== To be done ==
Determine how many lines contain the string "this". Reply with that figure and nothing else.
** BEGIN Listing **
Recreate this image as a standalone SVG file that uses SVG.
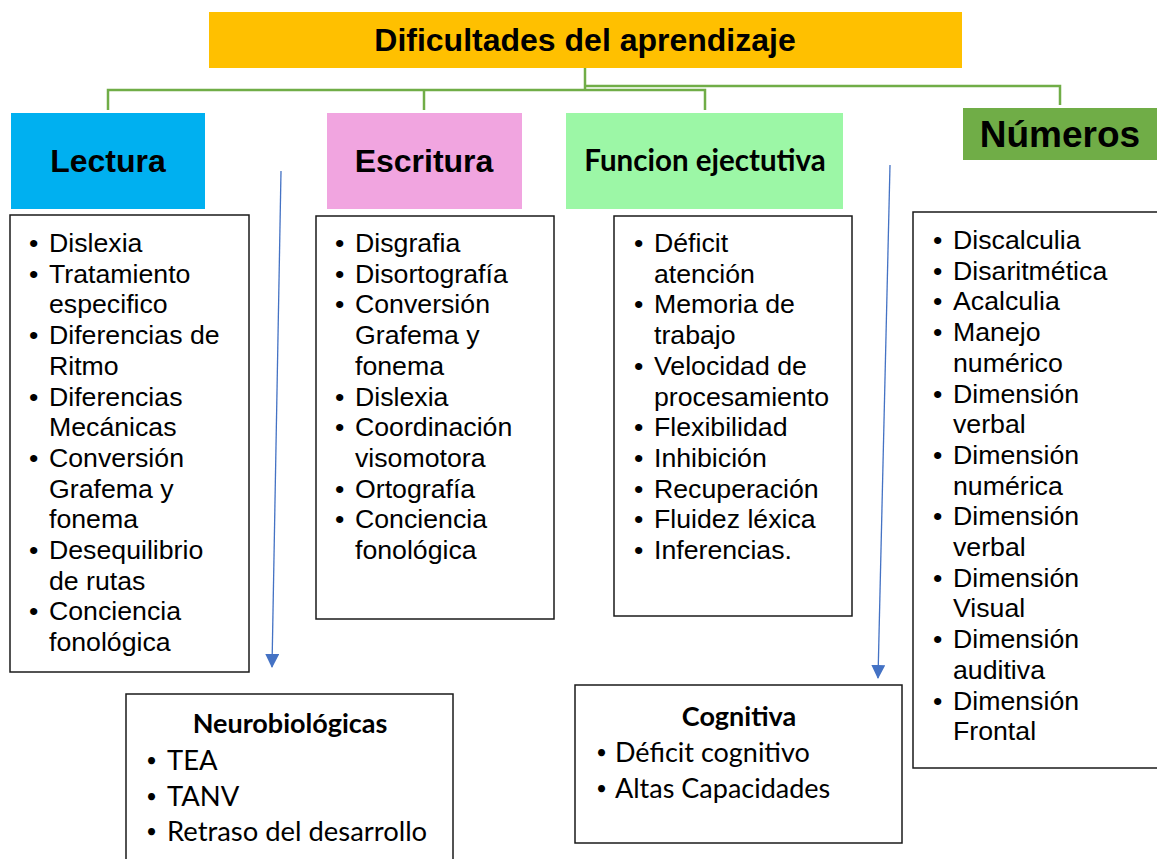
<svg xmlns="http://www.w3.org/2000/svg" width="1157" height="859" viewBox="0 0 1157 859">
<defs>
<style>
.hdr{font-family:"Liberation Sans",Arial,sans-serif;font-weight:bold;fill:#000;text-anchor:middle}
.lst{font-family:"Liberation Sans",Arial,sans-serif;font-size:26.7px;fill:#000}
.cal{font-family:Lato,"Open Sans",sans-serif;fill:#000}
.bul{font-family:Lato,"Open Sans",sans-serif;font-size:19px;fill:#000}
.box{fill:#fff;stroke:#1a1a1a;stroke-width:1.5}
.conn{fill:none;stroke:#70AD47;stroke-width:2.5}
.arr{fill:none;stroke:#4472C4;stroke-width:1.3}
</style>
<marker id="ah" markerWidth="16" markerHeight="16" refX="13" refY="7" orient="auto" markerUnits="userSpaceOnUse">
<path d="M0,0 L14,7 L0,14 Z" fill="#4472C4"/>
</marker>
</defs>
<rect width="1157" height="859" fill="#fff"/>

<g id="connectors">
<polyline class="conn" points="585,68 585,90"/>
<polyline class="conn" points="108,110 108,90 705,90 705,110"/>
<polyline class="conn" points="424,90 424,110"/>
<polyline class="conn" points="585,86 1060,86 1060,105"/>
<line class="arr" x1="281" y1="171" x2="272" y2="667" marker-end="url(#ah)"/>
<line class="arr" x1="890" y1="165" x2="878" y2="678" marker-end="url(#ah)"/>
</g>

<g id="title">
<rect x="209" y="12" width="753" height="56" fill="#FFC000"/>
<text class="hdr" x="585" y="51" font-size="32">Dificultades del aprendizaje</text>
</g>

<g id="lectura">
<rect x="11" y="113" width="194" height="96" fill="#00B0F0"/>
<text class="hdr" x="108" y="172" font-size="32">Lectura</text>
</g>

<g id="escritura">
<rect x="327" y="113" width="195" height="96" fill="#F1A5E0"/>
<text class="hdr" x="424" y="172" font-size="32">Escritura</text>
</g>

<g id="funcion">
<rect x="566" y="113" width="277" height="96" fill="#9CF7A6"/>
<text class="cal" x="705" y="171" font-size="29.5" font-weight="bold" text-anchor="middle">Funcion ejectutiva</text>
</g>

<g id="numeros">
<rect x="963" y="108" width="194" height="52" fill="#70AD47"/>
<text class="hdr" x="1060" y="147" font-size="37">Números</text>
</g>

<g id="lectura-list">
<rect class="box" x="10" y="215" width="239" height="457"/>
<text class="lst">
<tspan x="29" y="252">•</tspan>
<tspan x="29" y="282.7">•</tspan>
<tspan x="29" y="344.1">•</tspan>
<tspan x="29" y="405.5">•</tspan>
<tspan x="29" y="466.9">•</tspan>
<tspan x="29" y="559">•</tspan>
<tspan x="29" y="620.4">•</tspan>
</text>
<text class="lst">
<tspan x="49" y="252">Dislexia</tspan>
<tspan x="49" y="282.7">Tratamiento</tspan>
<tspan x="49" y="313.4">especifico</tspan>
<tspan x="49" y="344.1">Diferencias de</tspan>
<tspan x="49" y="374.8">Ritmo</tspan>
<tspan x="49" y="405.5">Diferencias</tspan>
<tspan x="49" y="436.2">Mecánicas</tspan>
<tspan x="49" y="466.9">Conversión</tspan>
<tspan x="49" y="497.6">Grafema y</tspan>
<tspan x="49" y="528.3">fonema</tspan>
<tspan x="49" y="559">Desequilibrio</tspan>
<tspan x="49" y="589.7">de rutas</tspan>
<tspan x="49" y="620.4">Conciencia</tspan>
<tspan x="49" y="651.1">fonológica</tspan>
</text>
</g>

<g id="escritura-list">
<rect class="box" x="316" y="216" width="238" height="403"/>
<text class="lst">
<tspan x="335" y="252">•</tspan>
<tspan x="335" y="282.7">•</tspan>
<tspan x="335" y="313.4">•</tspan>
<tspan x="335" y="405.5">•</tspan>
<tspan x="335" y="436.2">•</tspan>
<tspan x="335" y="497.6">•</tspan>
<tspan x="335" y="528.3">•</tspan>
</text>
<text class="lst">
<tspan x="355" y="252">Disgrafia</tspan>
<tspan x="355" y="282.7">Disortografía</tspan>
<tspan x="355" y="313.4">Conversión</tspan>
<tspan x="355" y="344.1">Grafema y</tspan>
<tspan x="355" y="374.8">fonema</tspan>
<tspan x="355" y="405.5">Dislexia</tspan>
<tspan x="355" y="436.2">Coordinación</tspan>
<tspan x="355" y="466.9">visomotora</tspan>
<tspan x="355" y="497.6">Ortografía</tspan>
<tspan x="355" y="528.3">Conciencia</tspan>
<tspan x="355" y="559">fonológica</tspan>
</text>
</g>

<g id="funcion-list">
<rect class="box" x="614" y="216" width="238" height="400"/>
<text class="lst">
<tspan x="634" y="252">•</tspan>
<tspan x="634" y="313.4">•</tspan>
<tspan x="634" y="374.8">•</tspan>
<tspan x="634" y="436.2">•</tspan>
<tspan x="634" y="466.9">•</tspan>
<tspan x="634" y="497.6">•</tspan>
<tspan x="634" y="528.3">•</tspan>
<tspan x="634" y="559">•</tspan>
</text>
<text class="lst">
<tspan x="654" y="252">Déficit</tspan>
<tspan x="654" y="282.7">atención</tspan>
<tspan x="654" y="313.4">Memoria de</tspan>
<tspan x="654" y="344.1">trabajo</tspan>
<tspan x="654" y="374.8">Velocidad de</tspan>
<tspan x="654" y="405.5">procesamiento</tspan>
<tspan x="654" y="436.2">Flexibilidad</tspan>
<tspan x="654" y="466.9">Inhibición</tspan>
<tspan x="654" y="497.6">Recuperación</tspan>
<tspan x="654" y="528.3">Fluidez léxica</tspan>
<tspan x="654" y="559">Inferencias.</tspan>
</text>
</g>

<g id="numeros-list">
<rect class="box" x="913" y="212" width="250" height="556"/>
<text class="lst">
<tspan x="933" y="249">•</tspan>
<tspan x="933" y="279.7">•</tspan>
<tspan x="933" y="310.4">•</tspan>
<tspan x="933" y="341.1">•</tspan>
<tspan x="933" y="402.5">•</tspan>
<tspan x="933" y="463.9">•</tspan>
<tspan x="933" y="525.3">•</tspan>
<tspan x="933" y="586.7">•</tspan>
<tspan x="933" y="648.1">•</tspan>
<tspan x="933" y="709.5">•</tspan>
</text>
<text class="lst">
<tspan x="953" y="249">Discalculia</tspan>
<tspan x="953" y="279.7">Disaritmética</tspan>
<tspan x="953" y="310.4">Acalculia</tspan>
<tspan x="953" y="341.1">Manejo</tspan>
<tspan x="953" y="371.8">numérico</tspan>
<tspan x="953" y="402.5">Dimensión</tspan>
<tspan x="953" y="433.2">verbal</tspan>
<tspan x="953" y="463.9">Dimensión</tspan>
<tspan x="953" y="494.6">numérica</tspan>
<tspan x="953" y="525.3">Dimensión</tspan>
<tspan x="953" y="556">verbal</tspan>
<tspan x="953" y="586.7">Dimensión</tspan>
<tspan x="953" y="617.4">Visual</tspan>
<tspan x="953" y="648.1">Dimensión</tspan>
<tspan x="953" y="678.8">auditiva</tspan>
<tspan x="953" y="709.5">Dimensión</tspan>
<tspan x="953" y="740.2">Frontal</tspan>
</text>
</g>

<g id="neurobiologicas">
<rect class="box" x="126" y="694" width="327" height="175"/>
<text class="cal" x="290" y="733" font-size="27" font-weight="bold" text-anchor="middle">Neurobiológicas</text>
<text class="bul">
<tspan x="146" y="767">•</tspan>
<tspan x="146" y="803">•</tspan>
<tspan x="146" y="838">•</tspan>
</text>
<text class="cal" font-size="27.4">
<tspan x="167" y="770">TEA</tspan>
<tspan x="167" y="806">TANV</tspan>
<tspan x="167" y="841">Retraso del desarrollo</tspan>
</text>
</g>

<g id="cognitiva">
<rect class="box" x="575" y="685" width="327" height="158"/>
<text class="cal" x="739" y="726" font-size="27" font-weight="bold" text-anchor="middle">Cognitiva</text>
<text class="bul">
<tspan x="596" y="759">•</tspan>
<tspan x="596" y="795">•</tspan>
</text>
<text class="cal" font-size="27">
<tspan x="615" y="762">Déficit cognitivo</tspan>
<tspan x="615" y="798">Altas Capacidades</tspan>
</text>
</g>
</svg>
** END Listing **
** BEGIN Listing **
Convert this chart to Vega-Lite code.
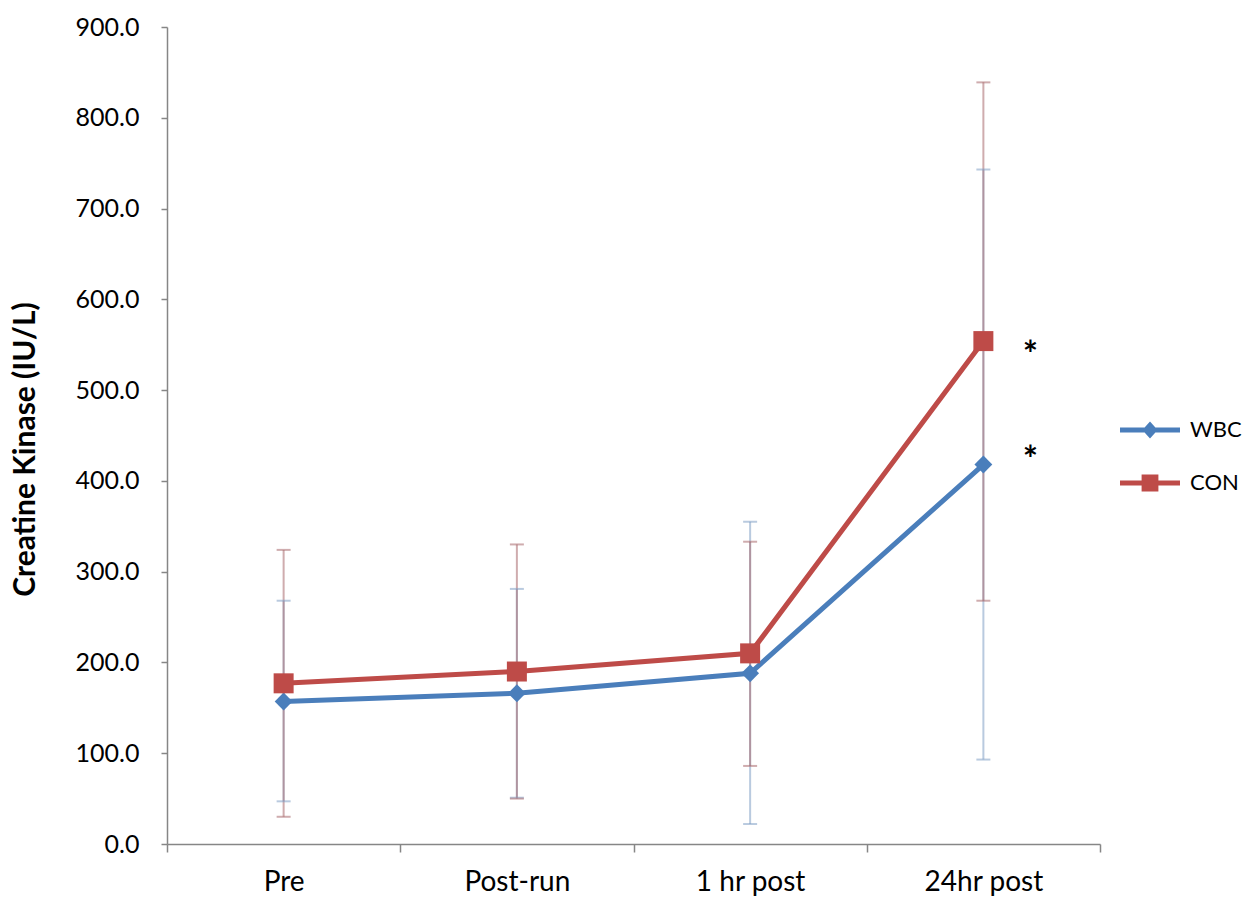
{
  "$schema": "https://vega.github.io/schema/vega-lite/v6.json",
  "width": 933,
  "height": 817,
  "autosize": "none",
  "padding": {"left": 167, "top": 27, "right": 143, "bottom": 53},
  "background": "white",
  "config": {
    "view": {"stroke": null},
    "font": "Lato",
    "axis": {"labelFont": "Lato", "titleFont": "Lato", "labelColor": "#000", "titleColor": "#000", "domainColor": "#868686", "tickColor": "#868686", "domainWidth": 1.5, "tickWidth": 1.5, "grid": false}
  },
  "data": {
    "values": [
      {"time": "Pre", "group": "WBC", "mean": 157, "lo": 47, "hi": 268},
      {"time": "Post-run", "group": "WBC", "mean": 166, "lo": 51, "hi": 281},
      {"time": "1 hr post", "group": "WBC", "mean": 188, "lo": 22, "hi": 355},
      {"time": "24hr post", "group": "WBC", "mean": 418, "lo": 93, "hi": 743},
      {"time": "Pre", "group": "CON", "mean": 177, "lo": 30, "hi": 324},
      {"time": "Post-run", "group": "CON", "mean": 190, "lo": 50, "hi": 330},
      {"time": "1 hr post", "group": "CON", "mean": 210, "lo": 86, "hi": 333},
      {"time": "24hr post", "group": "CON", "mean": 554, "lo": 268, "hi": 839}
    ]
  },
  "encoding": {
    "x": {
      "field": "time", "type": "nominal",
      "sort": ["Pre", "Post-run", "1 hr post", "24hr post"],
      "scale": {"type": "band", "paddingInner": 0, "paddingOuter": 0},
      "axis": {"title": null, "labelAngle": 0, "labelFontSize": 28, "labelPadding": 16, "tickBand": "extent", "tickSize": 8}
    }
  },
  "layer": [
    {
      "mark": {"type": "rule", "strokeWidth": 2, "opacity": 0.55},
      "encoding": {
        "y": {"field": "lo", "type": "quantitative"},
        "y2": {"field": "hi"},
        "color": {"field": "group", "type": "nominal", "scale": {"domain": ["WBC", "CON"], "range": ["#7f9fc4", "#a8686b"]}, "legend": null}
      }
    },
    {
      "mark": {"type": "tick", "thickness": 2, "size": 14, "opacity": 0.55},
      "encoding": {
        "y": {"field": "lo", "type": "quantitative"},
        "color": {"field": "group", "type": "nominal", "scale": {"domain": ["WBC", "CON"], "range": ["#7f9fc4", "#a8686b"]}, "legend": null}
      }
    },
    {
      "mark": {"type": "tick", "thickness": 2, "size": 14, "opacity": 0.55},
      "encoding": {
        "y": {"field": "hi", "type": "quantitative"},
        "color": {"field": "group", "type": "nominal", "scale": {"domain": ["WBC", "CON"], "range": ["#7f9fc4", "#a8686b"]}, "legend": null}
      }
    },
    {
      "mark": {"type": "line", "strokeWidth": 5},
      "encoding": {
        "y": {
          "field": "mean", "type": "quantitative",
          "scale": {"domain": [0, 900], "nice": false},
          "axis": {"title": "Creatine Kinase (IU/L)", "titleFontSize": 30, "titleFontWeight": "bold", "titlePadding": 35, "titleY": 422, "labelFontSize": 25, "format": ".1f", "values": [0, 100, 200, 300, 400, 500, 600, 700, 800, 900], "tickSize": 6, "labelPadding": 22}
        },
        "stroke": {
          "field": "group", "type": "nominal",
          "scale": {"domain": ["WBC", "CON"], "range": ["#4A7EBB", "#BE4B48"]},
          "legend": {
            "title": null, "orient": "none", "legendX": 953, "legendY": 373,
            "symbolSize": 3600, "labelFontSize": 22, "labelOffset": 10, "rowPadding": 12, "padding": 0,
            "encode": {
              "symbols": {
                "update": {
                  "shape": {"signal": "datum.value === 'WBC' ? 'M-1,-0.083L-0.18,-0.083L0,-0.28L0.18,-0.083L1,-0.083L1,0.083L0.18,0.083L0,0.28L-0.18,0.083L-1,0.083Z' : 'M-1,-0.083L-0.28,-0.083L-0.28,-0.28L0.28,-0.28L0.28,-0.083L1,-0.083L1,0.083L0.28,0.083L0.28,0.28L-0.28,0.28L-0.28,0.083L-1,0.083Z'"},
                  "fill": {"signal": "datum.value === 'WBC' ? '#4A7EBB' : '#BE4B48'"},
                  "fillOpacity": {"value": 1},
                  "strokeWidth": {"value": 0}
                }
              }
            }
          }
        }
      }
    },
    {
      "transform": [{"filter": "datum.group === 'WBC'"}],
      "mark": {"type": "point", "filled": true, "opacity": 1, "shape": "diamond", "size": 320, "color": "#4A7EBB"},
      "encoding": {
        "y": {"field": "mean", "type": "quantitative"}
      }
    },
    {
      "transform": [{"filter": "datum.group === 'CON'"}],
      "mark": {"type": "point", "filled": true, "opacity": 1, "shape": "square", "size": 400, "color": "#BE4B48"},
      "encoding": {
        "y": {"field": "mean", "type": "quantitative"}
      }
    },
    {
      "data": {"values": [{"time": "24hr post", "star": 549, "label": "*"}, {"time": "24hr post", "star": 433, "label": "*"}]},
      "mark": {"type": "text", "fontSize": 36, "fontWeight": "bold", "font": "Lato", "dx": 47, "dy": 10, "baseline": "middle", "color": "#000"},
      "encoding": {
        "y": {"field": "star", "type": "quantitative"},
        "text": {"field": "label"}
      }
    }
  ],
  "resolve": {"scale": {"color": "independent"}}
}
** END Listing **
== Result ==
2